The UX is simple and interactive. Under the hood, it is powered by billions of dynamic deep learning scores (all predicted likelihoods to buy, for all customers and all topics, based on all available first party data points.)

We’ve been amazed by the level of excitement this feature generates whenever we show it. Here is how we interpret this excitement.

CRM is a support function that has limited resources and cannot solve all problems. In tough quarters, CRM is often the last line of defense, because it is the most cost-efficient way to drive revenue, and also because it is always possible to do a bit more CRM.

In the past, the inspiration for what’s in the marketing plan has mostly come from product, commerce and brand marketing. CRM and customer insights didn’t really have their say.
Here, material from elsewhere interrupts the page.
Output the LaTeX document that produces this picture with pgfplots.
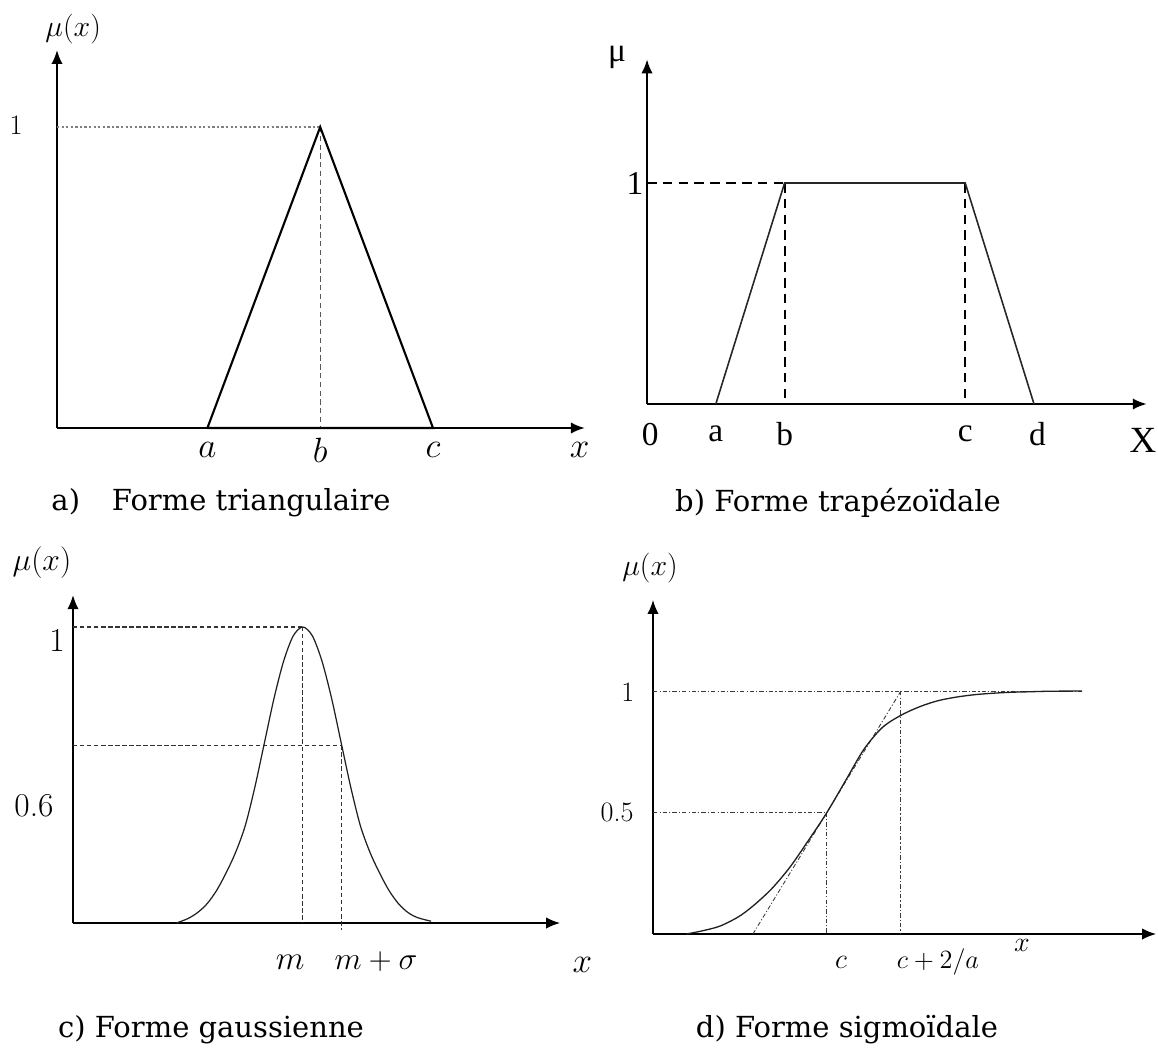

In fact, most B2C companies still build their marketing plan in a top-down, product-driven way. But everyone knows that the best marketing is based on customer insights.

In a dream world, the CRM campaign plan would be based on what customers are interested in. Because not all customers are the same, it would be a differentiated campaign plan.

CRM teams will never completely eliminate the pressure to communicate in a product-centric way. Nor will they eliminate the need to drive revenue and send more campaigns than they’re comfortable with.

But with Efficiency Map, marketers can turn the tide. They can start running at least some campaigns based on what their customers really want. And guess what: it works much better this way.